The SPX rallied 1% immediately after the number, and managed to hold to those gains after some choppy morning trading. Technology stocks once again paced gains, with Nvidia rallying another ~9% on the day (why not?), while Oracle jumped 12% on the back of a spike in cloud revenue. Sales backlog came in at $80bln vs expectations of $59bln, with overall revenues jumping 25% in the quarter.
While one should be used to daily risk rallies by now (bears are an endangered species), today’s rally in stocks was an outlier and it was one of the few instances in recent history as it happened on a strong inflation print, at least since the current hiking cycle started. Perhaps this is yet another sign that investors are focusing on micro earnings ‘fundamentals’ over macro considerations. With that being said, despite the high CPI, bond markets are still confident that the 1st Fed cut is going to arrive in June (63%) and 3.4 cuts still priced in before the end of the year. As usual, the Fed is pretty boxed in on their next moves.
In credit markets, high grade issuance has already smashed quarterly records with still another 2.5 weeks to go in March, while CDS spreads are at the tightest in over 2 years as it’s becoming impossible to find any negative sentiment in any asset classes. What is the Black Swan risk this year is that we don’t get any form of meaningful pullback whatsoever in asset classes? Certainly scary to think about.

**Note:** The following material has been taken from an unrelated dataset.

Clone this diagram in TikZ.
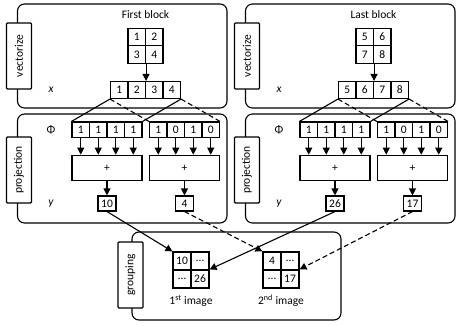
\documentclass[tikz,border=0pt]{standalone}
\usepackage{fontspec}
\setmainfont{Carlito}
\usetikzlibrary{arrows.meta}

\tikzset{
  panel/.style={draw, rounded corners=7pt, line width=1.1pt, inner sep=0pt},
  tag/.style={draw, fill=white, rounded corners=1pt, rotate=90, line width=1.1pt,
    minimum width=66pt, minimum height=25pt, inner sep=0pt},
  cell/.style={draw, line width=1.1pt, minimum width=17.5pt, minimum height=17.5pt, inner sep=0pt},
  veccell/.style={cell, minimum height=17pt},
  phicell/.style={cell, minimum height=15.5pt},
  imgcell/.style={cell, minimum width=18pt, minimum height=18pt},
  sumbox/.style={draw, line width=1.1pt, minimum width=70pt, minimum height=25.5pt, inner sep=0pt},
  outbox/.style={draw, line width=1.1pt, minimum width=18pt, minimum height=15pt, inner sep=0pt},
  link/.style={line width=1.1pt},
  dlink/.style={line width=1.1pt, dash pattern=on 5pt off 3pt},
}

\begin{document}
\begin{tikzpicture}[x=1pt, y=-1pt, font=\fontsize{11.5}{13}\selectfont]
  \useasboundingbox (0,0) rectangle (456,325);
  \begin{scope}[>={Triangle[length=7pt,width=7pt]}]

    % panels
    \node (vecpA) at (122.25,56) [panel, minimum width=209.5pt, minimum height=104pt]{};
    \node (vecpB) at (350.25,56) [panel, minimum width=209.5pt, minimum height=104pt]{};
    \node (projA) at (122.25,168.5) [panel, minimum width=209.5pt, minimum height=109pt]{};
    \node (projB) at (350.25,168.5) [panel, minimum width=209.5pt, minimum height=109pt]{};
    \node (grp) at (236.5,276) [panel, minimum width=209pt, minimum height=88pt]{};

    \node (tvA) at (19,56) [tag]{vectorize};
    \node (tvB) at (247,56) [tag]{vectorize};
    \node (tpA) at (19,170) [tag]{projection};
    \node (tpB) at (247,170) [tag]{projection};
    \node (tg) at (130.5,275) [tag]{grouping};

    % first block
    \node (titleA) at (145.5,15) {First block};
    \node (blkA1) at (136.75,37) [cell]{1};
    \node (blkA2) at (154.25,37) [cell]{2};
    \node (blkA3) at (136.75,54.5) [cell]{3};
    \node (blkA4) at (154.25,54.5) [cell]{4};
    \node (xlabA) at (51,90) {\itshape x};
    \node (vecA1) at (119.25,90) [veccell]{1};
    \node (vecA2) at (136.75,90) [veccell]{2};
    \node (vecA3) at (154.25,90) [veccell]{3};
    \node (vecA4) at (171.75,90) [veccell]{4};

    \node (philabA) at (51,130) {Φ};
    \node (phiA1) at (80.75,129.75) [phicell]{1};
    \node (phiA2) at (98.25,129.75) [phicell]{1};
    \node (phiA3) at (115.75,129.75) [phicell]{1};
    \node (phiA4) at (133.25,129.75) [phicell]{1};
    \node (phiA5) at (158.25,129.75) [phicell]{1};
    \node (phiA6) at (175.75,129.75) [phicell]{0};
    \node (phiA7) at (193.25,129.75) [phicell]{1};
    \node (phiA8) at (210.75,129.75) [phicell]{0};
    \node (sumA1) at (107,168) [sumbox]{+};
    \node (sumA2) at (184.5,168) [sumbox]{+};
    \node (ylabA) at (51,204) {\itshape y};
    \node (yA1) at (107,203.5) [outbox]{10};
    \node (yA2) at (184.5,203.5) [outbox]{4};

    % last block
    \node (titleB) at (373.5,15) {Last block};
    \node (blkB1) at (364.75,37) [cell]{5};
    \node (blkB2) at (382.25,37) [cell]{6};
    \node (blkB3) at (364.75,54.5) [cell]{7};
    \node (blkB4) at (382.25,54.5) [cell]{8};
    \node (xlabB) at (279,90) {\itshape x};
    \node (vecB1) at (347.25,90) [veccell]{5};
    \node (vecB2) at (364.75,90) [veccell]{6};
    \node (vecB3) at (382.25,90) [veccell]{7};
    \node (vecB4) at (399.75,90) [veccell]{8};

    \node (philabB) at (279,130) {Φ};
    \node (phiB1) at (308.75,129.75) [phicell]{1};
    \node (phiB2) at (326.25,129.75) [phicell]{1};
    \node (phiB3) at (343.75,129.75) [phicell]{1};
    \node (phiB4) at (361.25,129.75) [phicell]{1};
    \node (phiB5) at (386.25,129.75) [phicell]{1};
    \node (phiB6) at (403.75,129.75) [phicell]{0};
    \node (phiB7) at (421.25,129.75) [phicell]{1};
    \node (phiB8) at (438.75,129.75) [phicell]{0};
    \node (sumB1) at (335,168) [sumbox]{+};
    \node (sumB2) at (412.5,168) [sumbox]{+};
    \node (ylabB) at (279,204) {\itshape y};
    \node (yB1) at (335,203.5) [outbox]{26};
    \node (yB2) at (412.5,203.5) [outbox]{17};

    % grouped images
    \node (imgA1) at (182,261) [imgcell]{10};
    \node (imgA2) at (200,261) [imgcell]{\dots};
    \node (imgA3) at (182,279) [imgcell]{\dots};
    \node (imgA4) at (200,279) [imgcell]{26};
    \node (capA) at (191,301) {1\textsuperscript{st} image};
    \node (imgB1) at (272,261) [imgcell]{4};
    \node (imgB2) at (290,261) [imgcell]{\dots};
    \node (imgB3) at (272,279) [imgcell]{\dots};
    \node (imgB4) at (290,279) [imgcell]{17};
    \node (capB) at (281,301) {2\textsuperscript{nd} image};

    % vectorize
    \draw[->, link] (blkA3.south east) -- (vecA2.north east);
    \draw[->, link] (blkB3.south east) -- (vecB2.north east);

    % copies of x
    \draw[link] (vecA1.south west) -- (phiA1.north west);
    \draw[link] (vecA4.south east) -- (phiA4.north east);
    \draw[dlink] (vecA1.south west) -- (phiA5.north west);
    \draw[dlink] (vecA4.south east) -- (phiA8.north east);
    \draw[link] (vecB1.south west) -- (phiB1.north west);
    \draw[link] (vecB4.south east) -- (phiB4.north east);
    \draw[dlink] (vecB1.south west) -- (phiB5.north west);
    \draw[dlink] (vecB4.south east) -- (phiB8.north east);

    % projection
    \foreach \s in {A,B} {
      \foreach \i in {1,...,4} {
        \draw[->, link] (phi\s\i.south) -- (phi\s\i.south |- sum\s1.north);
      }
      \foreach \i in {5,...,8} {
        \draw[->, link] (phi\s\i.south) -- (phi\s\i.south |- sum\s2.north);
      }
      \draw[->, link] (sum\s1) -- (y\s1);
      \draw[->, link] (sum\s2) -- (y\s2);
    }

    % grouping
    \draw[->, link] (yA1.south) -- (imgA1.north west);
    \draw[->, link] (yB1.south) -- (imgA4.north east);
    \draw[->, dlink] (yA2.south) -- (imgB1.north west);
    \draw[->, dlink] (yB2.south) -- (imgB4.north east);

  \end{scope}
\end{tikzpicture}
\end{document}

Unsurprisingly, crypto has continued to hold on its gains as well, with spot ETFs seeing another $8.5bln volume day, with VanEck announcing that it was waiving fees for the next 12 months. Net inflows to the ex-GBTC ETFs added $1bln yesterday, more than double GBTC’s ~$500mm in outflows. Total asset AUM held under the ETFs is just a whisker away from $60bln, and the quarter isn’t even over yet.
For those who can’t get enough, the infamous 2x levered ETFs have seen a surge in volume as well, and sees no signs of slowing down as every spike lower in Bitcoin has been bought. CME Bitcoin futures open-interest have also hit a new high, with institutional investors also joining in the fray. At this juncture, it’s not even clear to us is there’s any distinction between a levered tech/AI position and crypto, as they appear to be trading in lock-step during the US hours. But as long as everything keeps going up, who is asking questions anyway? Enjoy the ride and stay safe!